The subprime crisis had already erupted, driving prices even higher. Objectively speaking, real-estate developers and the big banks had, in their own roundabout way, done their bit against HYDRA too.
The real irony of the father-son rift was this: the old man was bleeding the company dry to prop up the organization, but his son had no idea — Shingen had conjured up a picture of a father who'd rather dump money into the ocean than hand any of it over.
Their relationship was that of enemies now. Let the misunderstanding stand. It wasn't really her problem. Daisy furrowed her brow slightly and continued listening to Shingen's speculation.
"The old bastard has been draining the company's capital for years, then pinning all the damage on me. If it ever comes out, I'll be the one holding the bag—"
Daisy listened patiently through five full minutes of grievances before he finally got to something worth her attention.

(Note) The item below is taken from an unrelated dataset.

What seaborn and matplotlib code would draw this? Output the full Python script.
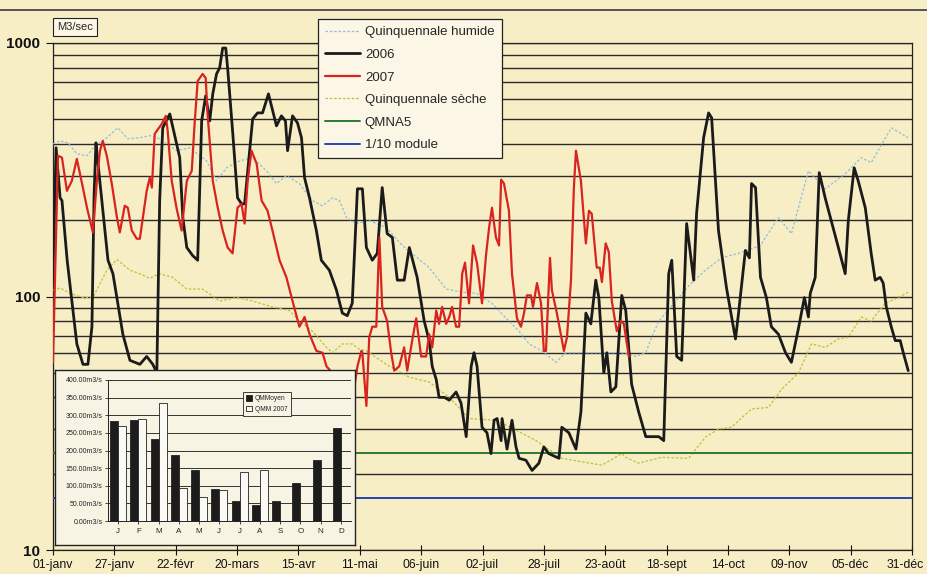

"They've been buying up huge quantities of goods on the open market — food staples, industrial machinery, energy supplies, chemical materials — an enormous amount of everything!" Shingen threw up both hands. Legally speaking, that was his money being spent. It killed him.

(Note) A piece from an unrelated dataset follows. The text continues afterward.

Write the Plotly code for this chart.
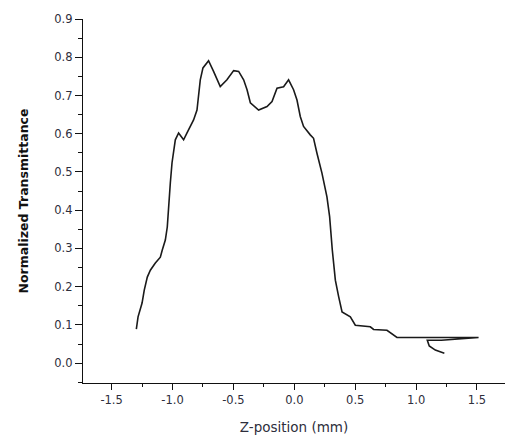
import plotly.graph_objects as go

# Z-scan trace (mm, normalized transmittance)
z_position = [-1.297, -1.283, -1.250, -1.232, -1.207, -1.182, -1.141, -1.100, -1.084, -1.059,
              -1.043, -1.026, -1.018, -1.004, -0.977, -0.950, -0.922, -0.909, -0.881, -0.854,
              -0.827, -0.799, -0.786, -0.772, -0.750, -0.704, -0.663, -0.608, -0.553, -0.498,
              -0.457, -0.416, -0.388, -0.361, -0.293, -0.224, -0.183, -0.142, -0.088, -0.047,
              -0.006, 0.022, 0.049, 0.076, 0.131, 0.158, 0.186, 0.227, 0.268, 0.290,
              0.312, 0.337, 0.364, 0.392, 0.460, 0.501, 0.624, 0.651, 0.761, 0.843,
              1.513, 1.207, 1.092, 1.108, 1.158, 1.232]
transmittance = [0.089, 0.121, 0.157, 0.191, 0.225, 0.243, 0.262, 0.277, 0.296, 0.322,
                 0.356, 0.419, 0.471, 0.524, 0.584, 0.602, 0.589, 0.584, 0.602, 0.618,
                 0.636, 0.662, 0.697, 0.741, 0.772, 0.791, 0.763, 0.723, 0.741, 0.765,
                 0.763, 0.741, 0.715, 0.681, 0.662, 0.671, 0.684, 0.719, 0.723, 0.741,
                 0.715, 0.688, 0.645, 0.619, 0.597, 0.588, 0.549, 0.497, 0.435, 0.383,
                 0.296, 0.217, 0.174, 0.134, 0.121, 0.099, 0.095, 0.088, 0.086, 0.067,
                 0.067, 0.060, 0.060, 0.045, 0.034, 0.026]

x_tickvals = [-1.5, -1.0, -0.5, 0.0, 0.5, 1.0, 1.5]
x_ticktext = ["-1.5", "-1.0", "-0.5", "0.0", "0.5", "1.0", "1.5"]
y_tickvals = [0.0, 0.1, 0.2, 0.3, 0.4, 0.5, 0.6, 0.7, 0.8, 0.9]
y_ticktext = ["0.0", "0.1", "0.2", "0.3", "0.4", "0.5", "0.6", "0.7", "0.8", "0.9"]

fig = go.Figure()
fig.add_trace(go.Scatter(
    x=z_position, y=transmittance, mode="lines",
    line=dict(color="#1a1a1a", width=1.6),
    showlegend=False,
))

tickfont = dict(family="DejaVu Sans", size=11.5, color="#2e2e3c")

fig.update_layout(
    width=505, height=436,
    margin=dict(l=83, r=0, t=19, b=53),
    paper_bgcolor="white", plot_bgcolor="white",
    xaxis=dict(
        range=[-1.735, 1.73], showgrid=False, zeroline=False,
        showline=True, linecolor="#111111", linewidth=1.4,
        ticks="outside", ticklen=6, tickwidth=1.4, tickcolor="#111111",
        tickvals=x_tickvals, ticktext=x_ticktext, tickfont=tickfont,
        minor=dict(dtick=0.25, ticks="outside", ticklen=3, tickwidth=1.4, tickcolor="#111111", showgrid=False),
        title=dict(text="Z-position (mm)", font=dict(family="DejaVu Sans", size=13.5, color="#2e2e3c"), standoff=16),
        automargin=False,
    ),
    yaxis=dict(
        range=[-0.052, 0.9], showgrid=False, zeroline=False,
        showline=True, linecolor="#111111", linewidth=1.4,
        ticks="outside", ticklen=7, tickwidth=1.4, tickcolor="#111111",
        tickvals=y_tickvals, ticktext=y_ticktext, tickfont=tickfont,
        minor=dict(dtick=0.05, ticks="outside", ticklen=4, tickwidth=1.4, tickcolor="#111111", showgrid=False),
        title=dict(text="<b>Normalized Transmittance</b>", font=dict(family="DejaVu Sans", size=12.5, color="#111111"), standoff=22),
        automargin=False,
    ),
)

fig.write_html("out.html")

"Where did the supplies go?" Daisy pressed. "How much are we talking?"
Shingen produced a USB drive and fetched a laptop, nodding for her to look.
Daisy opened the files and skimmed rapidly.

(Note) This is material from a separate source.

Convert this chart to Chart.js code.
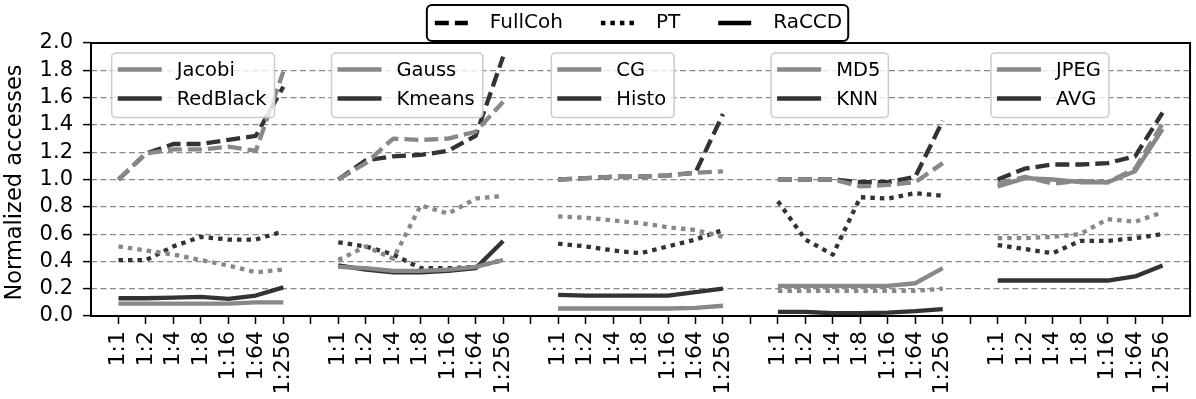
<!DOCTYPE html>
<html>
<head>
<meta charset="utf-8">
<script src="https://cdn.jsdelivr.net/npm/chart.js@4.4.1/dist/chart.umd.min.js"></script>
<style>
  html, body { margin: 0; padding: 0; background: #fff; }
  #wrap { width: 1196px; height: 399px; }
</style>
</head>
<body>
<div id="wrap"><canvas id="chart" width="1196" height="399"></canvas></div>
<script>
/* Normalized accesses per benchmark, three coherence configs, seven ratios. */

const RATIOS = ['1:1', '1:2', '1:4', '1:8', '1:16', '1:64', '1:256'];
const CONFIGS = ['FullCoh', 'PT', 'RaCCD'];
const BENCH_PAIRS = [
  ['Jacobi', 'RedBlack'],
  ['Gauss', 'Kmeans'],
  ['CG', 'Histo'],
  ['MD5', 'KNN'],
  ['JPEG', 'AVG'],
];
const Y_TITLE = 'Normalized accesses';

const JACOBI_FULLCOH = [1.00, 1.19, 1.22, 1.22, 1.24, 1.21, 1.79];
const JACOBI_PT = [0.51, 0.48, 0.45, 0.41, 0.37, 0.32, 0.34];
const JACOBI_RACCD = [0.09, 0.09, 0.09, 0.09, 0.09, 0.10, 0.10];
const REDBLACK_FULLCOH = [1.00, 1.19, 1.26, 1.26, 1.29, 1.32, 1.68];
const REDBLACK_PT = [0.41, 0.41, 0.51, 0.58, 0.56, 0.56, 0.62];
const REDBLACK_RACCD = [0.13, 0.13, 0.135, 0.14, 0.125, 0.15, 0.21];

const GAUSS_FULLCOH = [1.00, 1.12, 1.30, 1.29, 1.30, 1.35, 1.57];
const GAUSS_PT = [0.41, 0.51, 0.42, 0.81, 0.75, 0.86, 0.88];
const GAUSS_RACCD = [0.36, 0.35, 0.33, 0.33, 0.34, 0.36, 0.41];
const KMEANS_FULLCOH = [1.00, 1.14, 1.17, 1.18, 1.21, 1.32, 1.90];
const KMEANS_PT = [0.54, 0.51, 0.45, 0.35, 0.35, 0.36, 0.41];
const KMEANS_RACCD = [0.37, 0.34, 0.32, 0.32, 0.33, 0.35, 0.55];

const CG_FULLCOH = [1.00, 1.01, 1.02, 1.02, 1.03, 1.05, 1.06];
const CG_PT = [0.73, 0.72, 0.70, 0.68, 0.65, 0.63, 0.58];
const CG_RACCD = [0.055, 0.055, 0.055, 0.055, 0.055, 0.06, 0.075];
const HISTO_FULLCOH = [1.00, 1.01, 1.02, 1.02, 1.03, 1.05, 1.48];
const HISTO_PT = [0.53, 0.51, 0.48, 0.46, 0.51, 0.56, 0.63];
const HISTO_RACCD = [0.155, 0.15, 0.15, 0.15, 0.15, 0.175, 0.20];

const MD5_FULLCOH = [1.00, 1.00, 1.00, 0.95, 0.96, 0.98, 1.12];
const MD5_PT = [0.185, 0.185, 0.185, 0.185, 0.185, 0.185, 0.20];
const MD5_RACCD = [0.22, 0.22, 0.22, 0.22, 0.22, 0.24, 0.35];
const KNN_FULLCOH = [1.00, 1.00, 1.00, 0.98, 0.98, 1.02, 1.43];
const KNN_PT = [0.84, 0.56, 0.45, 0.87, 0.86, 0.90, 0.88];
const KNN_RACCD = [0.03, 0.03, 0.02, 0.02, 0.025, 0.035, 0.05];

const JPEG_FULLCOH = [0.97, 1.02, 0.97, 0.99, 0.98, 1.08, 1.41];
const JPEG_PT = [0.57, 0.57, 0.58, 0.60, 0.71, 0.69, 0.76];
const JPEG_RACCD = [0.95, 1.01, 1.00, 0.98, 0.98, 1.06, 1.37];
const AVG_FULLCOH = [1.00, 1.08, 1.11, 1.11, 1.12, 1.17, 1.49];
const AVG_PT = [0.52, 0.49, 0.46, 0.55, 0.55, 0.57, 0.60];
const AVG_RACCD = [0.26, 0.26, 0.26, 0.26, 0.26, 0.29, 0.37];

// benchmark -> [FullCoh, PT, RaCCD]
const SERIES = {
  Jacobi: [JACOBI_FULLCOH, JACOBI_PT, JACOBI_RACCD],
  RedBlack: [REDBLACK_FULLCOH, REDBLACK_PT, REDBLACK_RACCD],
  Gauss: [GAUSS_FULLCOH, GAUSS_PT, GAUSS_RACCD],
  Kmeans: [KMEANS_FULLCOH, KMEANS_PT, KMEANS_RACCD],
  CG: [CG_FULLCOH, CG_PT, CG_RACCD],
  Histo: [HISTO_FULLCOH, HISTO_PT, HISTO_RACCD],
  MD5: [MD5_FULLCOH, MD5_PT, MD5_RACCD],
  KNN: [KNN_FULLCOH, KNN_PT, KNN_RACCD],
  JPEG: [JPEG_FULLCOH, JPEG_PT, JPEG_RACCD],
  AVG: [AVG_FULLCOH, AVG_PT, AVG_RACCD],
};

const GROUP_SPAN = RATIOS.length + 1; // 7 ratios + one empty slot
const X_MAX = GROUP_SPAN * BENCH_PAIRS.length;
const SHADES = ['#888888', '#333333']; // first / second benchmark of a pair
const DASHES = [[14, 6], [4.5, 5], []];
const LINE_W = 4.3;
const FAMILY = '"DejaVu Sans"';

Chart.defaults.font.family = '"DejaVu Sans", sans-serif';
Chart.defaults.font.size = 21;
Chart.defaults.color = '#000';

function tickLabel(v) {
  const slot = v % GROUP_SPAN;
  return slot === 0 ? '' : RATIOS[slot - 1];
}

const datasets = [];
BENCH_PAIRS.forEach((pair, g) => {
  pair.forEach((bench, b) => {
    SERIES[bench].forEach((values, c) => {
      datasets.push({
        label: `${bench} ${CONFIGS[c]}`,
        data: values.map((v, i) => ({ x: g * GROUP_SPAN + 1 + i, y: v })),
        borderColor: SHADES[b],
        borderWidth: LINE_W,
        borderDash: DASHES[c],
        borderCapStyle: 'butt',
        borderJoinStyle: 'round',
        pointRadius: 0,
        tension: 0,
        fill: false,
      });
    });
  });
});

function roundBox(ctx, x, y, w, h, r) {
  ctx.beginPath();
  ctx.moveTo(x + r, y);
  ctx.lineTo(x + w - r, y);
  ctx.arcTo(x + w, y, x + w, y + r, r);
  ctx.lineTo(x + w, y + h - r);
  ctx.arcTo(x + w, y + h, x + w - r, y + h, r);
  ctx.lineTo(x + r, y + h);
  ctx.arcTo(x, y + h, x, y + h - r, r);
  ctx.lineTo(x, y + r);
  ctx.arcTo(x, y, x + r, y, r);
  ctx.closePath();
}

// frame around the plot, y title, per-group benchmark legends, config legend
const framePlugin = {
  id: 'frame',
  afterDatasetsDraw(chart) {
    const { ctx, chartArea: a, scales } = chart;
    ctx.save();
    ctx.font = `19.5px ${FAMILY}`;
    ctx.textBaseline = 'middle';
    BENCH_PAIRS.forEach((pair, g) => {
      const left = scales.x.getPixelForValue(g * GROUP_SPAN) + 20.7;
      const top = a.top + 10;
      const textW = Math.max(...pair.map((n) => ctx.measureText(n).width));
      const w = 65 + textW + 8;
      roundBox(ctx, left, top, w, 64.6, 4);
      ctx.fillStyle = 'rgba(255,255,255,0.8)';
      ctx.fill();
      ctx.lineWidth = 1.5;
      ctx.strokeStyle = '#cccccc';
      ctx.stroke();
      pair.forEach((name, b) => {
        const y = top + 16.6 + b * 29;
        ctx.beginPath();
        ctx.moveTo(left + 6, y);
        ctx.lineTo(left + 50, y);
        ctx.lineWidth = 4.5;
        ctx.strokeStyle = SHADES[b];
        ctx.setLineDash([]);
        ctx.stroke();
        ctx.fillStyle = '#000';
        ctx.fillText(name, left + 65, y + 1);
      });
    });
    ctx.restore();
  },
  afterDraw(chart) {
    const { ctx, chartArea: a } = chart;
    ctx.save();
    ctx.lineWidth = 2;
    ctx.strokeStyle = '#000';
    ctx.strokeRect(a.left, a.top, a.right - a.left, a.bottom - a.top);

    // y axis title
    ctx.font = `22.5px ${FAMILY}`;
    ctx.fillStyle = '#000';
    ctx.save();
    ctx.translate(15, (a.top + a.bottom) / 2 + 3);
    ctx.rotate(-Math.PI / 2);
    ctx.textAlign = 'center';
    ctx.textBaseline = 'middle';
    ctx.fillText(Y_TITLE, 0, 0);
    ctx.restore();

    // config legend above the plot
    ctx.font = `20px ${FAMILY}`;
    ctx.textBaseline = 'middle';
    const sampleLen = 33, textGap = 22, entryGap = 38, padL = 8, padR = 6;
    const widths = CONFIGS.map((c) => ctx.measureText(c).width);
    let w = padL + padR;
    widths.forEach((tw, i) => { w += sampleLen + textGap + tw + (i ? entryGap : 0); });
    const left = (a.left + a.right) / 2 - 3 - w / 2;
    const top = a.top - 38;
    roundBox(ctx, left, top, w, 36, 5);
    ctx.fillStyle = '#fff';
    ctx.fill();
    ctx.lineWidth = 2;
    ctx.stroke();
    let x = left + padL;
    const y = top + 18;
    CONFIGS.forEach((c, i) => {
      ctx.beginPath();
      ctx.setLineDash(DASHES[i]);
      ctx.lineCap = 'butt';
      ctx.lineWidth = LINE_W;
      ctx.moveTo(x, y);
      ctx.lineTo(x + sampleLen, y);
      ctx.stroke();
      ctx.setLineDash([]);
      ctx.fillStyle = '#000';
      ctx.fillText(c, x + sampleLen + textGap, y);
      x += sampleLen + textGap + widths[i] + entryGap;
    });
    ctx.restore();
  },
};

new Chart(document.getElementById('chart'), {
  type: 'line',
  data: { datasets },
  plugins: [framePlugin],
  options: {
    responsive: false,
    animation: false,
    layout: { padding: { top: 43, right: 1, left: 0, bottom: 0 } },
    plugins: { legend: { display: false }, tooltip: { enabled: false } },
    scales: {
      x: {
        type: 'linear',
        min: 0,
        max: X_MAX,
        afterBuildTicks: (scale) => {
          scale.ticks = Array.from({ length: X_MAX - 1 }, (_, i) => ({ value: i + 1 }));
        },
        afterFit: (scale) => { scale.height = 83; },
        ticks: {
          autoSkip: false,
          minRotation: 90,
          maxRotation: 90,
          padding: 7,
          font: { size: 22 },
          callback: (v) => tickLabel(v),
        },
        grid: {
          drawOnChartArea: false,
          drawTicks: true,
          tickLength: 8,
          tickColor: '#000',
          tickWidth: 1.5,
        },
        border: { display: false },
      },
      y: {
        min: 0,
        max: 2,
        afterFit: (scale) => { scale.width = 91; },
        ticks: {
          stepSize: 0.2,
          autoSkip: false,
          padding: 10,
          font: { size: 21 },
          callback: (v) => v.toFixed(1),
        },
        grid: {
          color: '#888888',
          lineWidth: 1.2,
          tickLength: 8,
          tickColor: '#000',
          tickWidth: 1.5,
        },
        border: { display: false, dash: [6, 3.5] },
      },
    },
  },
});
</script>
</body>
</html>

The quantities were staggering — enough to supply an entire city. Every category of essential goods was represented, with records stretching back as far as thirty years.
The evidence, in the short term, wouldn't point to HYDRA. Nick Fury himself probably believed HYDRA had been destroyed after World War II. A massive, unexplained diversion of supplies was hard to link to an organization that had long since been filed away as defunct.
More troubling still: Shingen's data showed the supplies hadn't ended up in a Japanese base as she'd expected. Instead, they'd traveled south and vanished somewhere into the vast open ocean.
Not "Crown" Base near Kyoto. Not the underwater installation known as "Ichor."
How many HYDRA bases were in the southern hemisphere? Daisy could only recall "Purgatory," the HYDRA training camp in New Zealand; "Tarantula," the weapons center in Australia; and "Hive," on an unnamed island somewhere in the Indian Ocean.
Which base it was, she couldn't say. She wasn't even certain any of this had anything to do with HYDRA.
She couldn't guarantee events would play out the way she imagined.
Noticing her hesitation, Shingen lowered his voice. "You can take the drive and file a report. I have all the originals. Or you can come with me and verify in person."
Daisy ran through the whole thing from beginning to end. This wasn't the sort of thing to rush to her superiors with — if Shingen had led her astray, she'd look like a fool. "I won't act on your word alone. I need to conduct my own investigation."
"That's entirely reasonable. Miss Johnson is welcome to verify everything herself." Shingen agreed without hesitation. This was only their second meeting — if Daisy had believed him without question, that would've been strange.
Daisy pocketed the drive, declined his offer to assign someone to assist her, and left the Yashida estate alone.